La ministre de l’Intérieur Nancy Faeser (SPD) associe la propagande de guerre anti-russe à un renforcement systématique de la répression étatique à l’intérieur, qui vise à supprimer la résistance à la guerre et aux coupes sociales.

Elle accuse la Russie de mener une guerre hybride. «Nous assistons à des tentatives d’influence par le biais de mensonges, d’une désinformation massive», a-t-elle déclaré à la Süddeutsche Zeitung. L’espionnage lui aussi était actif. Dans le même temps, elle a accusé le Kremlin de promouvoir délibérément les mouvements de réfugiés et de déstabiliser l’Occident à travers la migration. «Nous vivons actuellement une nouvelle dimension des menaces posées par l’agression russe».

Le gouvernement allemand s’armerait plus fortement contre l’influence de la Russie en Europe occidentale, a-t-elle déclaré. On utiliserait l’intelligence artificielle contre les campagnes de désinformation. Une nouvelle unité de détection précoce des fausses nouvelles au ministère de l’Intérieur était censée démasquer les mensonges avant qu’ils «ne se transforment en grande vague et n’inondent l’internet», a déclaré Faeser.
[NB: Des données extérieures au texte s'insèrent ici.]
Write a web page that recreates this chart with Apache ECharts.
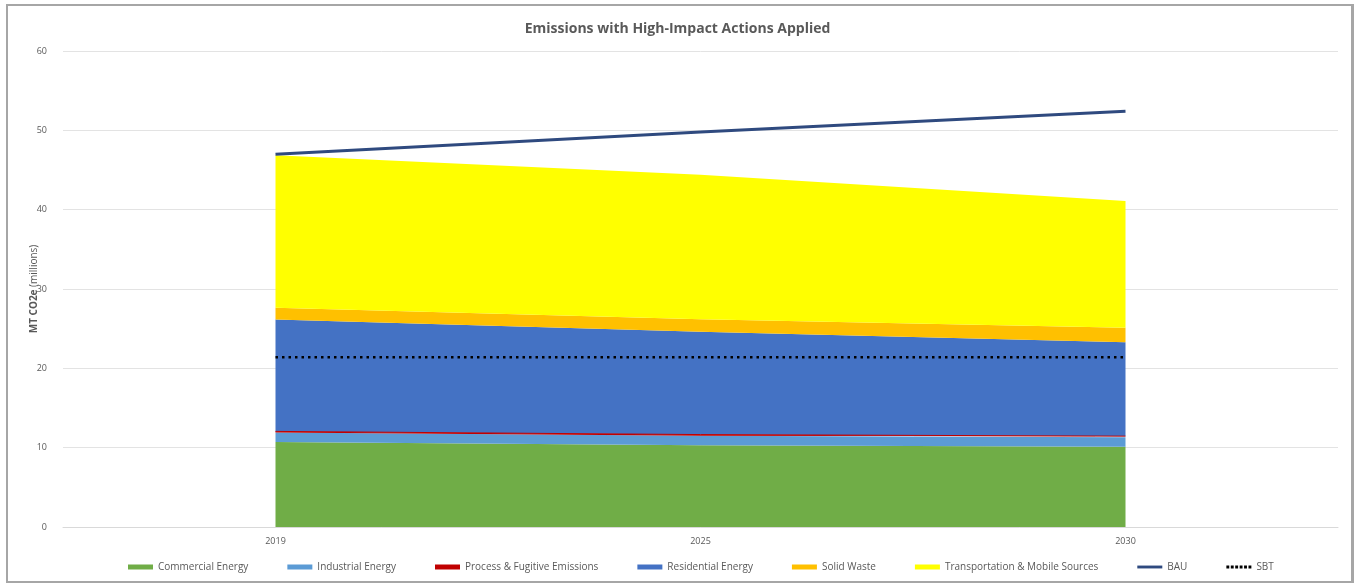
<!DOCTYPE html>
<html>
<head>
<meta charset="utf-8">
<script src="https://cdn.jsdelivr.net/npm/echarts@6/dist/echarts.min.js"></script>
<style>
html,body{margin:0;padding:0;background:#fff;}
#chart{position:absolute;left:0;top:0;width:1355px;height:584px;}
#frame{position:absolute;left:6px;top:4px;right:1px;bottom:1px;border:2px solid #A6A6A6;border-right-width:3px;pointer-events:none;}
</style>
</head>
<body>
<div id="chart"></div>
<div id="frame"></div>
<script>
const categories = ['2019', '2025', '2030'];
const commercial = [10.7, 10.3, 10.1];
const industrial = [1.2, 1.2, 1.2];
const process = [0.15, 0.15, 0.15];
const residential = [14.1, 12.95, 11.85];
const solidWaste = [1.5, 1.6, 1.8];
const transportation = [19.2, 18.2, 16.0];
const bau = [47.0, 49.8, 52.4];
const sbt = [21.4, 21.4, 21.4];

const areaDefs = [
  ['Commercial Energy', commercial, '#70AD47'],
  ['Industrial Energy', industrial, '#5B9BD5'],
  ['Process & Fugitive Emissions', process, '#C00000'],
  ['Residential Energy', residential, '#4472C4'],
  ['Solid Waste', solidWaste, '#FFC000'],
  ['Transportation & Mobile Sources', transportation, '#FFFF00']
];

const series = areaDefs.map(([name, data, color]) => ({
  name, type: 'line', stack: 'total', data,
  symbol: 'none', color,
  lineStyle: { width: name.startsWith('Process') ? 1 : 0, color },
  areaStyle: { color, opacity: 1 },
  emphasis: { disabled: true }
}));
series.push({
  name: 'BAU', type: 'line', data: bau, symbol: 'none', color: '#2F4A7F',
  lineStyle: { width: 3, color: '#2F4A7F' }, z: 5
});
series.push({
  name: 'SBT', type: 'line', data: sbt, symbol: 'none', color: '#000',
  lineStyle: { width: 2.5, color: '#000', type: [2.5, 4] }, z: 5
});

const lineIcon = 'path://M0,0H26V3H0Z';
const dotIcon = 'path://M0,0h3v3h-3z M4.6,0h3v3h-3z M9.2,0h3v3h-3z M13.8,0h3v3h-3z M18.4,0h3v3h-3z M23,0h3v3h-3z';

const chart = echarts.init(document.getElementById('chart'), null, { renderer: 'canvas' });
chart.setOption({
  animation: false,
  backgroundColor: '#fff',
  title: {
    text: 'Emissions with High-Impact Actions Applied',
    left: 'center', top: 17,
    textStyle: { fontFamily: 'Open Sans', fontSize: 14, fontWeight: 'bold', color: '#595959' }
  },
  legend: {
    bottom: 7, left: 123, itemGap: 39, itemWidth: 25, itemHeight: 5,
    textStyle: { fontFamily: 'Open Sans', fontSize: 10, color: '#595959' },
    data: [
      { name: 'Commercial Energy', icon: 'rect' },
      { name: 'Industrial Energy', icon: 'rect' },
      { name: 'Process & Fugitive Emissions', icon: 'rect' },
      { name: 'Residential Energy', icon: 'rect' },
      { name: 'Solid Waste', icon: 'rect' },
      { name: 'Transportation & Mobile Sources', icon: 'rect' },
      { name: 'BAU', icon: lineIcon },
      { name: 'SBT', icon: dotIcon }
    ]
  },
  grid: { left: 63, right: 17, top: 51, bottom: 57 },
  xAxis: {
    type: 'category', data: categories, boundaryGap: true,
    axisLine: { show: true, lineStyle: { color: '#D9D9D9' } },
    axisTick: { show: false },
    axisLabel: { fontFamily: 'Open Sans', fontSize: 9, color: '#595959', margin: 10 }
  },
  yAxis: {
    type: 'value', min: 0, max: 60, interval: 10,
    name: '{b|MT CO2e} {n|(millions)}', nameLocation: 'middle', nameGap: 24,
    nameMoveOverlap: false,
    nameTextStyle: {
      fontFamily: 'Open Sans', fontSize: 10, color: '#595959',
      rich: {
        b: { fontFamily: 'Open Sans', fontSize: 10, fontWeight: 'bold', color: '#595959' },
        n: { fontFamily: 'Open Sans', fontSize: 10, color: '#595959' }
      }
    },
    axisLine: { show: false }, axisTick: { show: false },
    axisLabel: { fontFamily: 'Open Sans', fontSize: 9, color: '#595959', margin: 16 },
    splitLine: { lineStyle: { color: '#E3E3E3', width: 1 } }
  },
  series
});
</script>
</body>
</html>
Dans la pratique, cela revient à censurer les opinions indésirables sur les réseaux sociaux.

Dans le même temps, la présence policière dans les espaces publics est renforcée sous prétexte de prévenir les attentats islamistes. En France, le gouvernement a même déclaré dimanche le niveau d’alerte terroriste le plus élevé. Des soldats lourdement armés patrouillent à nouveau dans les gares, les aéroports et d’autres lieux publics.
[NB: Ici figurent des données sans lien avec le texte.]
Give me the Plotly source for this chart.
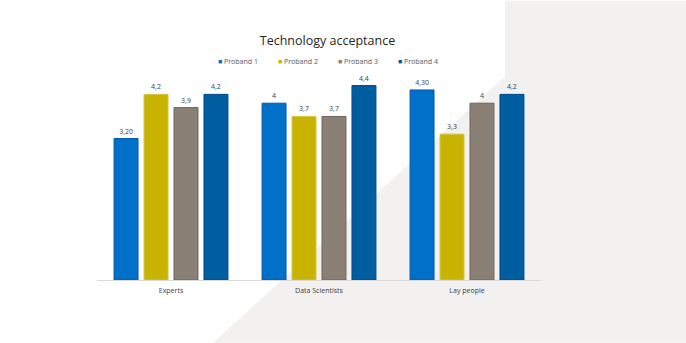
import plotly.graph_objects as go

categories = ["Experts", "Data Scientists", "Lay people"]
series_names = ["Proband 1", "Proband 2", "Proband 3", "Proband 4"]
values = {
    "Proband 1": [3.2, 4.0, 4.3],
    "Proband 2": [4.2, 3.7, 3.3],
    "Proband 3": [3.9, 3.7, 4.0],
    "Proband 4": [4.2, 4.4, 4.2],
}
value_labels = {
    "Proband 1": ["3,20", "4", "4,30"],
    "Proband 2": ["4,2", "3,7", "3,3"],
    "Proband 3": ["3,9", "3,7", "4"],
    "Proband 4": ["4,2", "4,4", "4,2"],
}
colors = {
    "Proband 1": "#0070C8",
    "Proband 2": "#C8B400",
    "Proband 3": "#8B8075",
    "Proband 4": "#005DA0",
}
borders = {
    "Proband 1": "#0058B8",
    "Proband 2": "#D4C640",
    "Proband 3": "#6E645B",
    "Proband 4": "#004A8C",
}

W, H = 686, 343
ML, MR, MT, MB = 97, 145, 58.5, 63
PW, PH = W - ML - MR, H - MT - MB


def px_to_paper(px, py):
    return (px - ML) / PW, (H - MB - py) / PH


FONT = "Open Sans, Noto Sans, sans-serif"
INVISIBLE = dict(size=0, color="rgba(0,0,0,0)", line=dict(width=0))

fig = go.Figure()
for name in series_names:
    fig.add_trace(go.Bar(
        x=categories, y=values[name], name=name,
        legendgroup=name, showlegend=False,
        marker=dict(color=colors[name], line=dict(color=borders[name], width=1)),
        text=value_labels[name], textposition="outside",
        textfont=dict(size=7, color="#404040", family=FONT),
        cliponaxis=False, hoverinfo="x+y+name",
    ))
    # legend entry (square glyph carried in the text, as in the original)
    fig.add_trace(go.Scatter(
        x=[None], y=[None], mode="markers", legendgroup=name,
        name=f"<span style='color:{colors[name]}'>■</span> {name}",
        marker=INVISIBLE, hoverinfo="skip",
    ))
# blank trailing legend slot so the last entry's text is not clipped
fig.add_trace(go.Scatter(x=[None], y=[None], mode="markers", name=" ",
                         marker=INVISIBLE, hoverinfo="skip", legendgroup="pad"))

# background diagonal panel
pts = [(505, 0), (W, 0), (W, H), (213, H), (505, 76)]
path = "M " + " L ".join(f"{px_to_paper(x, y)[0]:.4f},{px_to_paper(x, y)[1]:.4f}" for x, y in pts) + " Z"
fig.add_shape(type="path", path=path, xref="paper", yref="paper",
              fillcolor="#F2F1F0", line=dict(width=0), layer="below")

fig.update_layout(
    width=W, height=H,
    margin=dict(l=ML, r=MR, t=MT, b=MB, pad=0),
    paper_bgcolor="white", plot_bgcolor="rgba(0,0,0,0)",
    barmode="group", bargap=0.19, bargroupgap=0.2,
    font=dict(family=FONT, color="#404040"),
    title=dict(text="Technology acceptance", font=dict(size=12.5, color="#262626", family=FONT),
               x=px_to_paper(327.5, 0)[0], xref="paper", xanchor="center",
               y=1 - 41 / H, yref="container", yanchor="middle"),
    legend=dict(orientation="h", x=px_to_paper(218 - 40, 0)[0], xanchor="left",
                y=px_to_paper(0, 61)[1], yanchor="middle",
                entrywidth=15, entrywidthmode="pixels",
                font=dict(size=7, color="#595959", family=FONT),
                bgcolor="rgba(0,0,0,0)", borderwidth=0, tracegroupgap=0),
    xaxis=dict(showline=True, linecolor="#D9D9D9", linewidth=1, ticks="",
               tickfont=dict(size=7, color="#404040", family=FONT),
               showgrid=False, zeroline=False, ticklabelstandoff=4),
    yaxis=dict(visible=False, range=[0, 5], showgrid=False, zeroline=False),
)

fig.write_html("out.html")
Quatre-vingt-cinq ans après l’invasion de la Pologne et le début de la Seconde Guerre mondiale, la classe dirigeante allemande renoue avec ses traditions criminelles et militaristes. Cette folie est soutenue par tous les partis représentés au Parlement. Elle ne peut être stoppée que par un mouvement indépendant de la classe ouvrière internationale qui unisse l’opposition à la guerre à la lutte contre sa cause, le capitalisme.